→ What is needed
Drop the pictures, then extract the listing word for word.

→ Dataset section
⁂

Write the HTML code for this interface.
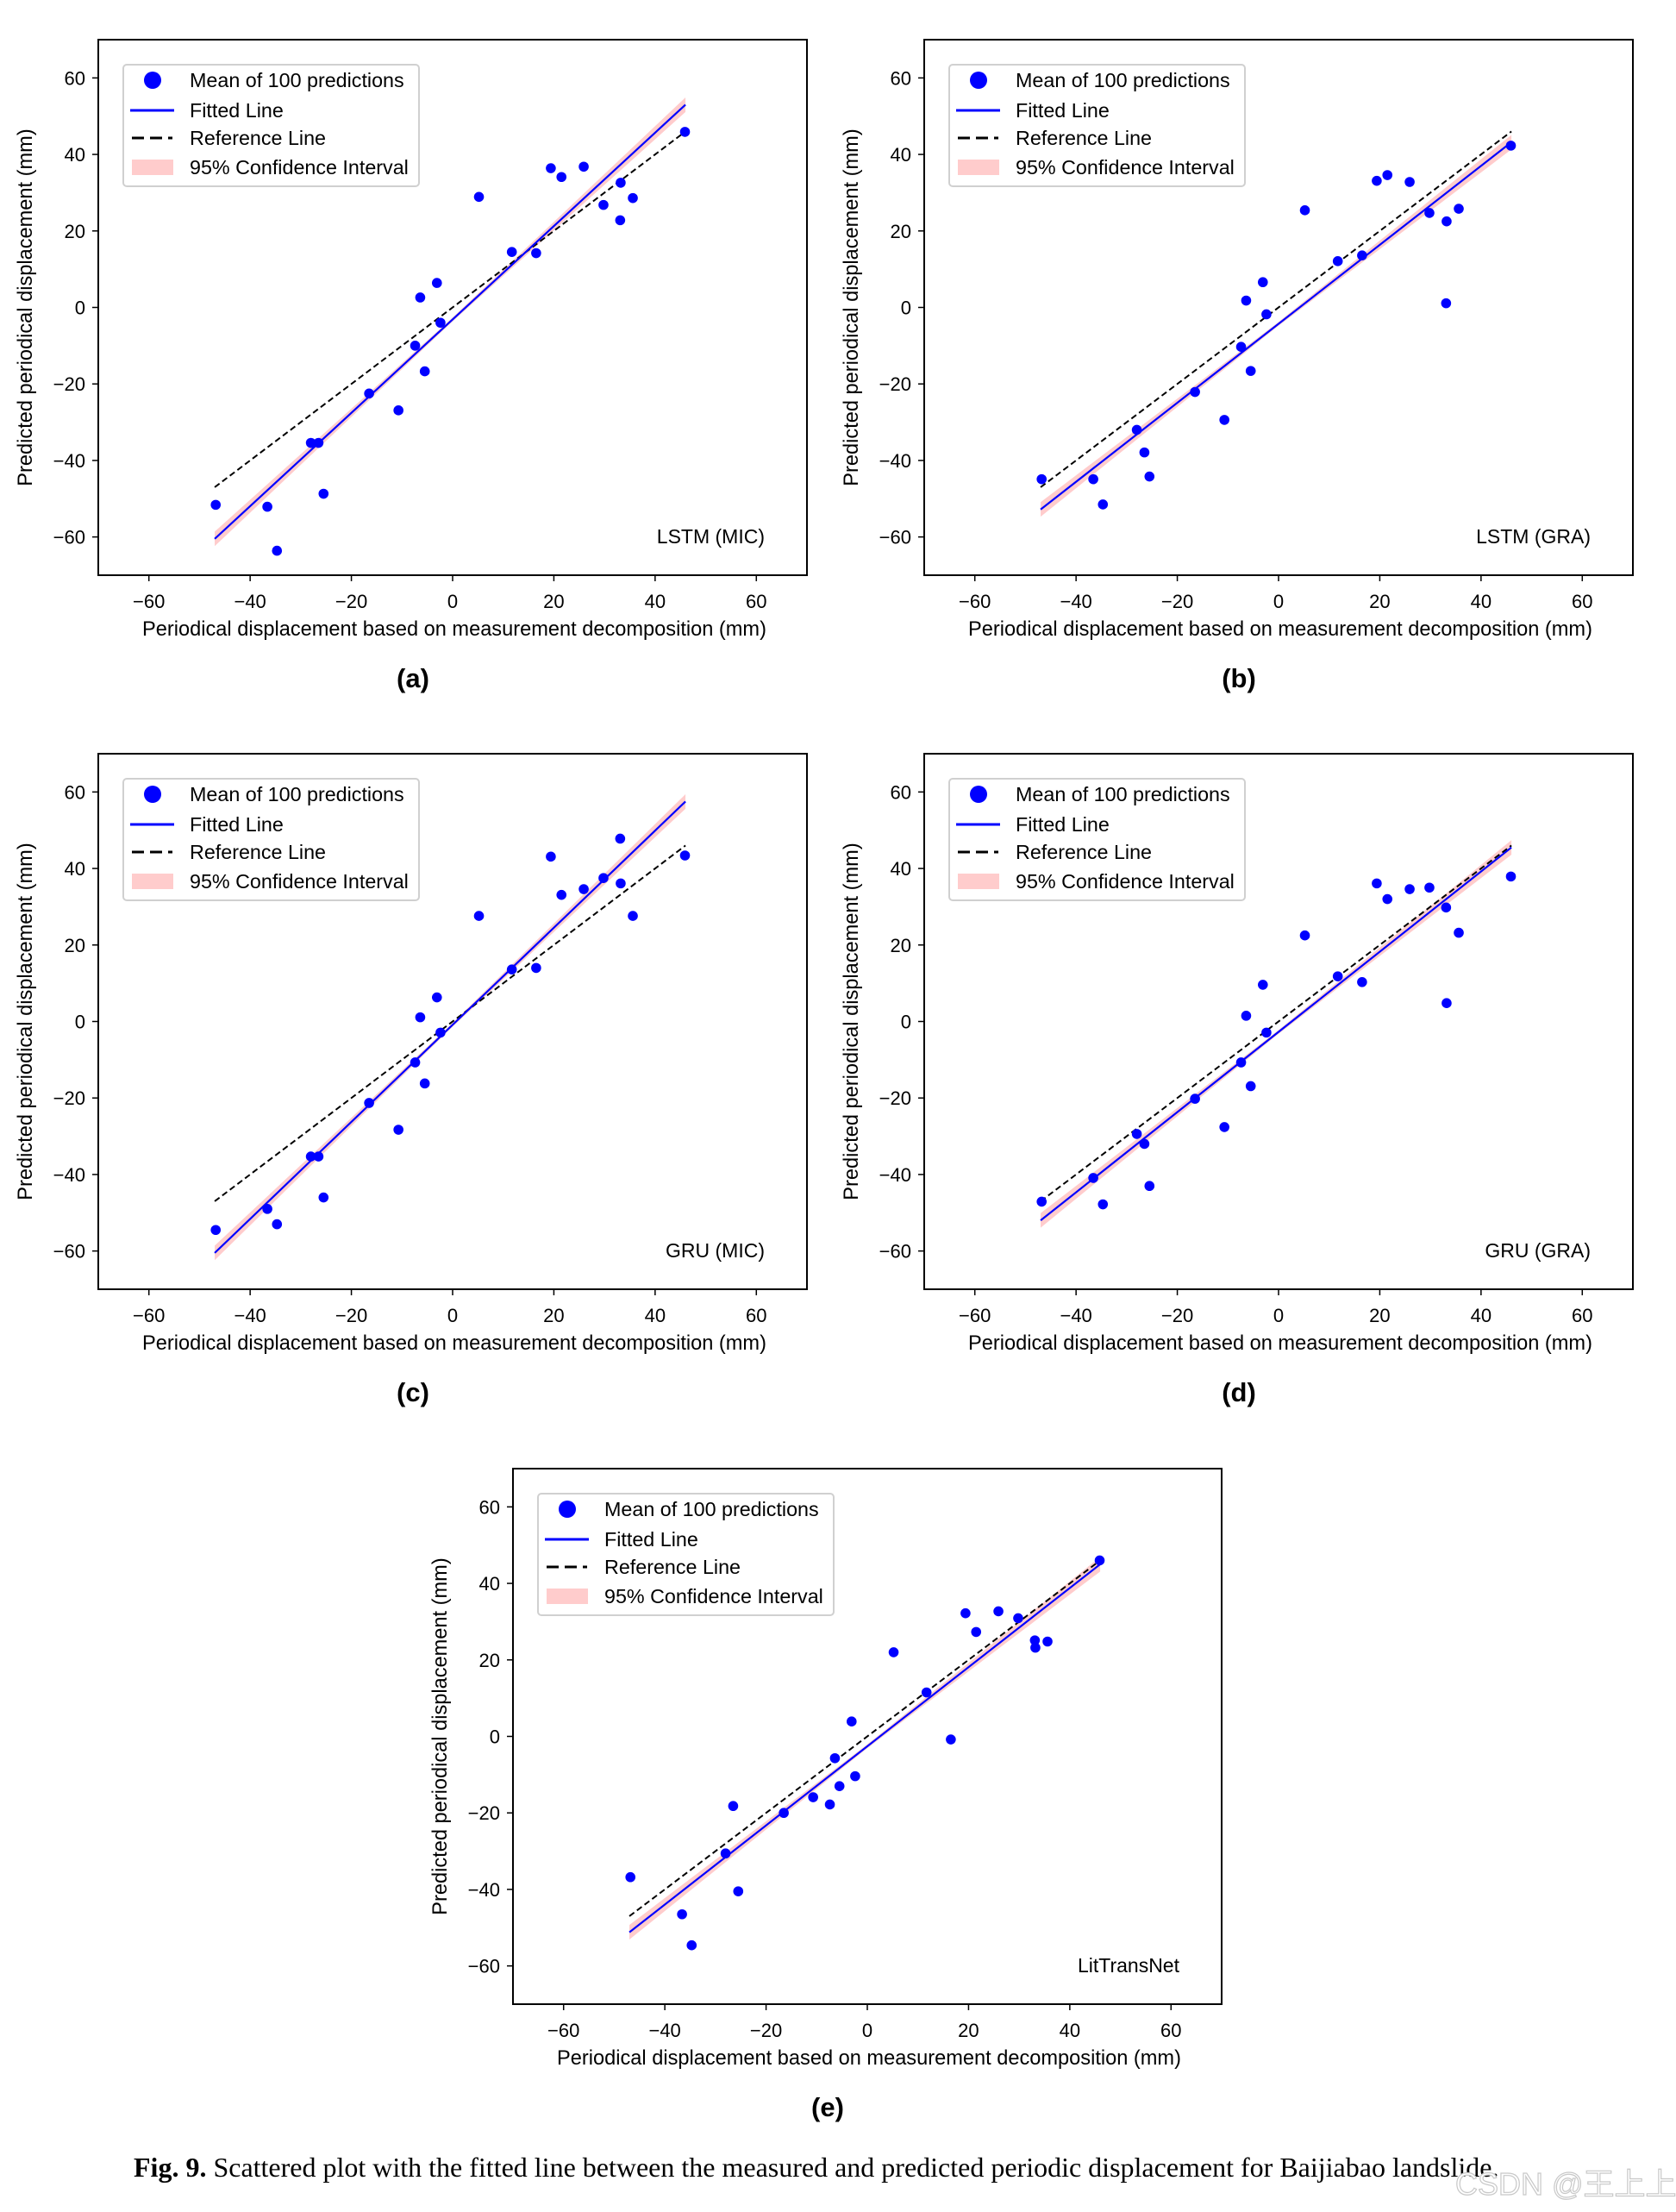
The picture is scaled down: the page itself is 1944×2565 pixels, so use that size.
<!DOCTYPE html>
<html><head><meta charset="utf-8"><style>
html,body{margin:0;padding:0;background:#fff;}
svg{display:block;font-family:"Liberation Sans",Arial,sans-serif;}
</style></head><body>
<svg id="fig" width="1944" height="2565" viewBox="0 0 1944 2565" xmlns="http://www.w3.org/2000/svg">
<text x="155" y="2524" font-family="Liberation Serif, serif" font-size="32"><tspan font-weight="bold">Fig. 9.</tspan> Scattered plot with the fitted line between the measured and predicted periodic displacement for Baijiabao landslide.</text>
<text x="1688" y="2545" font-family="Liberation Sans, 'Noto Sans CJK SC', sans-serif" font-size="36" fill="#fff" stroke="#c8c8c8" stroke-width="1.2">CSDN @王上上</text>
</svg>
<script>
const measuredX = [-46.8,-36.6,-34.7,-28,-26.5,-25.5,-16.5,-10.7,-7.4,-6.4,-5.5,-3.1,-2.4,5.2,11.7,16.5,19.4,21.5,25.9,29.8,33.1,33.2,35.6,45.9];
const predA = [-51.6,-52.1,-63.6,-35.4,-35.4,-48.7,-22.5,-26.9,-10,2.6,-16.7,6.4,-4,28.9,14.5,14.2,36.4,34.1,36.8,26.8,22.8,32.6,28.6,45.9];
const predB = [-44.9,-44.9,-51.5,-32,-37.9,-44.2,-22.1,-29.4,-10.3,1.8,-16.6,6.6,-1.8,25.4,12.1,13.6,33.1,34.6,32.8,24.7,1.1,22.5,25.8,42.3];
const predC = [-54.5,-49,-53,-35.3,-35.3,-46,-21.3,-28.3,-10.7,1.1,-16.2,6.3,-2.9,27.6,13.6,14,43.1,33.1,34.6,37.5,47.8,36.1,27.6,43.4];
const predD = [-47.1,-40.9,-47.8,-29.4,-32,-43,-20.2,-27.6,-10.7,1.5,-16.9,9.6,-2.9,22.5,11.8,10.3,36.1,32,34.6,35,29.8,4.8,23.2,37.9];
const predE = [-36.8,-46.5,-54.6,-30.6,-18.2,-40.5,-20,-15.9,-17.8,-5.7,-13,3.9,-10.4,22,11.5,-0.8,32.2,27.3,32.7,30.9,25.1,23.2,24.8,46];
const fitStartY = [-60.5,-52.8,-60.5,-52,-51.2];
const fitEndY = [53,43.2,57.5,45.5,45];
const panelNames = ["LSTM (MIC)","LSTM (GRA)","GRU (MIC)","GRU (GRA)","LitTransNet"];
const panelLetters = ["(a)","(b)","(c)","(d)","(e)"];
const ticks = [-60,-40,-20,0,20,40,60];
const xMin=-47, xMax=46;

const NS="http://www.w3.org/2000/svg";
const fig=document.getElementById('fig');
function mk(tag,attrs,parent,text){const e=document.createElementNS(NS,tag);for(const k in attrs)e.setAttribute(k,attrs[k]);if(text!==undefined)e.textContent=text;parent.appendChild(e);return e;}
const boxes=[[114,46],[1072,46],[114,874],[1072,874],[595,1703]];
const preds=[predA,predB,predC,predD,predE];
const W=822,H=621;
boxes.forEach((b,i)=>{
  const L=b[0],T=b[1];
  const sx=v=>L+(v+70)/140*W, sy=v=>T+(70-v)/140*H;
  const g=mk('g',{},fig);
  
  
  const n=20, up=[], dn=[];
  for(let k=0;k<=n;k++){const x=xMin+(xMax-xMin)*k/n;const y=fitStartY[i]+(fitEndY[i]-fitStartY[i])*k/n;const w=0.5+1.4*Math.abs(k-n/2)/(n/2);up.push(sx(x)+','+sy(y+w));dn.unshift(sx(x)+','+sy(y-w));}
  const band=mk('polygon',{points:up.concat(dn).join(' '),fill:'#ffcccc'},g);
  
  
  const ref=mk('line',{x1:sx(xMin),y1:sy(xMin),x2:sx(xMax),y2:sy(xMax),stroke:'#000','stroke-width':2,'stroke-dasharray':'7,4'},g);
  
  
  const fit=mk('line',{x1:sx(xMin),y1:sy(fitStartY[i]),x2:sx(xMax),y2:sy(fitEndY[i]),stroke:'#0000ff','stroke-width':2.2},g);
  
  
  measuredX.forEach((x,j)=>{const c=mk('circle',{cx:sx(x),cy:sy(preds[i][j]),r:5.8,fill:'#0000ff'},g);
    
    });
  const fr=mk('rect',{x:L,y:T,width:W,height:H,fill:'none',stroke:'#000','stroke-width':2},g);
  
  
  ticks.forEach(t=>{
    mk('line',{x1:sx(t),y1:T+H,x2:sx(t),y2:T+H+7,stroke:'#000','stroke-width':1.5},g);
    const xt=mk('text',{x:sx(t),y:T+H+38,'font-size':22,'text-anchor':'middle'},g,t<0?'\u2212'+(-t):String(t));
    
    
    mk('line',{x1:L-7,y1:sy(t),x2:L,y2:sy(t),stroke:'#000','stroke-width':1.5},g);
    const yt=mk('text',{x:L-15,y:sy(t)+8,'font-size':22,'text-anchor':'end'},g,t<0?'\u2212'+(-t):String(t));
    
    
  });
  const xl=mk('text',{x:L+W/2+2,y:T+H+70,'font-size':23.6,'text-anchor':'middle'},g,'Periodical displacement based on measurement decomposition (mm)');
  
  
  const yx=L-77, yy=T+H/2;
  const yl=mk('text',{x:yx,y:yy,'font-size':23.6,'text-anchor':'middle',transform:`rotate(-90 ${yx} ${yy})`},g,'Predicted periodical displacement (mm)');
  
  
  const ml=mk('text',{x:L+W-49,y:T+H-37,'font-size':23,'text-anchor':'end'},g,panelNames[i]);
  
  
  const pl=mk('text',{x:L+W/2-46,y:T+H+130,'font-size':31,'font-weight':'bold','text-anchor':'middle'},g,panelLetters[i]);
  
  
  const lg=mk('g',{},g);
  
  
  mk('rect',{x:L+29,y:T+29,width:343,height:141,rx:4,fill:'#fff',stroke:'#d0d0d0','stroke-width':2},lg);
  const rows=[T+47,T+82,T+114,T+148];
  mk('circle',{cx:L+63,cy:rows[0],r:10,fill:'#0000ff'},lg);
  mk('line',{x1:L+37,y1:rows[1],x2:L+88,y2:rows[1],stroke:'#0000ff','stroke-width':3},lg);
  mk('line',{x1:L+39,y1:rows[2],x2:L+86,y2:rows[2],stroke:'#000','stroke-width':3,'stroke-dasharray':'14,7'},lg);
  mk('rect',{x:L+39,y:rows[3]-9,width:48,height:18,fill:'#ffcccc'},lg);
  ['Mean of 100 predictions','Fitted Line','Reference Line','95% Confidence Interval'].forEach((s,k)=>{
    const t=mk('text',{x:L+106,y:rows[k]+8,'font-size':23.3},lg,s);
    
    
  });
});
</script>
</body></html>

⁂

→ Solved exercise
Write the HTML code for this interface.
The picture is scaled down: the page itself is 1944×2565 pixels, so use that size.
<!DOCTYPE html>
<html><head><meta charset="utf-8"><style>
html,body{margin:0;padding:0;background:#fff;}
svg{display:block;font-family:"Liberation Sans",Arial,sans-serif;}
</style></head><body>
<svg id="fig" width="1944" height="2565" viewBox="0 0 1944 2565" xmlns="http://www.w3.org/2000/svg">
<text x="155" y="2524" font-family="Liberation Serif, serif" font-size="32"><tspan font-weight="bold">Fig. 9.</tspan> Scattered plot with the fitted line between the measured and predicted periodic displacement for Baijiabao landslide.</text>
<text x="1688" y="2545" font-family="Liberation Sans, 'Noto Sans CJK SC', sans-serif" font-size="36" fill="#fff" stroke="#c8c8c8" stroke-width="1.2">CSDN @王上上</text>
</svg>
<script>
const measuredX = [-46.8,-36.6,-34.7,-28,-26.5,-25.5,-16.5,-10.7,-7.4,-6.4,-5.5,-3.1,-2.4,5.2,11.7,16.5,19.4,21.5,25.9,29.8,33.1,33.2,35.6,45.9];
const predA = [-51.6,-52.1,-63.6,-35.4,-35.4,-48.7,-22.5,-26.9,-10,2.6,-16.7,6.4,-4,28.9,14.5,14.2,36.4,34.1,36.8,26.8,22.8,32.6,28.6,45.9];
const predB = [-44.9,-44.9,-51.5,-32,-37.9,-44.2,-22.1,-29.4,-10.3,1.8,-16.6,6.6,-1.8,25.4,12.1,13.6,33.1,34.6,32.8,24.7,1.1,22.5,25.8,42.3];
const predC = [-54.5,-49,-53,-35.3,-35.3,-46,-21.3,-28.3,-10.7,1.1,-16.2,6.3,-2.9,27.6,13.6,14,43.1,33.1,34.6,37.5,47.8,36.1,27.6,43.4];
const predD = [-47.1,-40.9,-47.8,-29.4,-32,-43,-20.2,-27.6,-10.7,1.5,-16.9,9.6,-2.9,22.5,11.8,10.3,36.1,32,34.6,35,29.8,4.8,23.2,37.9];
const predE = [-36.8,-46.5,-54.6,-30.6,-18.2,-40.5,-20,-15.9,-17.8,-5.7,-13,3.9,-10.4,22,11.5,-0.8,32.2,27.3,32.7,30.9,25.1,23.2,24.8,46];
const fitStartY = [-60.5,-52.8,-60.5,-52,-51.2];
const fitEndY = [53,43.2,57.5,45.5,45];
const panelNames = ["LSTM (MIC)","LSTM (GRA)","GRU (MIC)","GRU (GRA)","LitTransNet"];
const panelLetters = ["(a)","(b)","(c)","(d)","(e)"];
const ticks = [-60,-40,-20,0,20,40,60];
const xMin=-47, xMax=46;

const NS="http://www.w3.org/2000/svg";
const fig=document.getElementById('fig');
function mk(tag,attrs,parent,text){const e=document.createElementNS(NS,tag);for(const k in attrs)e.setAttribute(k,attrs[k]);if(text!==undefined)e.textContent=text;parent.appendChild(e);return e;}
const boxes=[[114,46],[1072,46],[114,874],[1072,874],[595,1703]];
const preds=[predA,predB,predC,predD,predE];
const W=822,H=621;
boxes.forEach((b,i)=>{
  const L=b[0],T=b[1];
  const sx=v=>L+(v+70)/140*W, sy=v=>T+(70-v)/140*H;
  const g=mk('g',{},fig);
  
  
  const n=20, up=[], dn=[];
  for(let k=0;k<=n;k++){const x=xMin+(xMax-xMin)*k/n;const y=fitStartY[i]+(fitEndY[i]-fitStartY[i])*k/n;const w=0.5+1.4*Math.abs(k-n/2)/(n/2);up.push(sx(x)+','+sy(y+w));dn.unshift(sx(x)+','+sy(y-w));}
  const band=mk('polygon',{points:up.concat(dn).join(' '),fill:'#ffcccc'},g);
  
  
  const ref=mk('line',{x1:sx(xMin),y1:sy(xMin),x2:sx(xMax),y2:sy(xMax),stroke:'#000','stroke-width':2,'stroke-dasharray':'7,4'},g);
  
  
  const fit=mk('line',{x1:sx(xMin),y1:sy(fitStartY[i]),x2:sx(xMax),y2:sy(fitEndY[i]),stroke:'#0000ff','stroke-width':2.2},g);
  
  
  measuredX.forEach((x,j)=>{const c=mk('circle',{cx:sx(x),cy:sy(preds[i][j]),r:5.8,fill:'#0000ff'},g);
    
    });
  const fr=mk('rect',{x:L,y:T,width:W,height:H,fill:'none',stroke:'#000','stroke-width':2},g);
  
  
  ticks.forEach(t=>{
    mk('line',{x1:sx(t),y1:T+H,x2:sx(t),y2:T+H+7,stroke:'#000','stroke-width':1.5},g);
    const xt=mk('text',{x:sx(t),y:T+H+38,'font-size':22,'text-anchor':'middle'},g,t<0?'\u2212'+(-t):String(t));
    
    
    mk('line',{x1:L-7,y1:sy(t),x2:L,y2:sy(t),stroke:'#000','stroke-width':1.5},g);
    const yt=mk('text',{x:L-15,y:sy(t)+8,'font-size':22,'text-anchor':'end'},g,t<0?'\u2212'+(-t):String(t));
    
    
  });
  const xl=mk('text',{x:L+W/2+2,y:T+H+70,'font-size':23.6,'text-anchor':'middle'},g,'Periodical displacement based on measurement decomposition (mm)');
  
  
  const yx=L-77, yy=T+H/2;
  const yl=mk('text',{x:yx,y:yy,'font-size':23.6,'text-anchor':'middle',transform:`rotate(-90 ${yx} ${yy})`},g,'Predicted periodical displacement (mm)');
  
  
  const ml=mk('text',{x:L+W-49,y:T+H-37,'font-size':23,'text-anchor':'end'},g,panelNames[i]);
  
  
  const pl=mk('text',{x:L+W/2-46,y:T+H+130,'font-size':31,'font-weight':'bold','text-anchor':'middle'},g,panelLetters[i]);
  
  
  const lg=mk('g',{},g);
  
  
  mk('rect',{x:L+29,y:T+29,width:343,height:141,rx:4,fill:'#fff',stroke:'#d0d0d0','stroke-width':2},lg);
  const rows=[T+47,T+82,T+114,T+148];
  mk('circle',{cx:L+63,cy:rows[0],r:10,fill:'#0000ff'},lg);
  mk('line',{x1:L+37,y1:rows[1],x2:L+88,y2:rows[1],stroke:'#0000ff','stroke-width':3},lg);
  mk('line',{x1:L+39,y1:rows[2],x2:L+86,y2:rows[2],stroke:'#000','stroke-width':3,'stroke-dasharray':'14,7'},lg);
  mk('rect',{x:L+39,y:rows[3]-9,width:48,height:18,fill:'#ffcccc'},lg);
  ['Mean of 100 predictions','Fitted Line','Reference Line','95% Confidence Interval'].forEach((s,k)=>{
    const t=mk('text',{x:L+106,y:rows[k]+8,'font-size':23.3},lg,s);
    
    
  });
});
</script>
</body></html>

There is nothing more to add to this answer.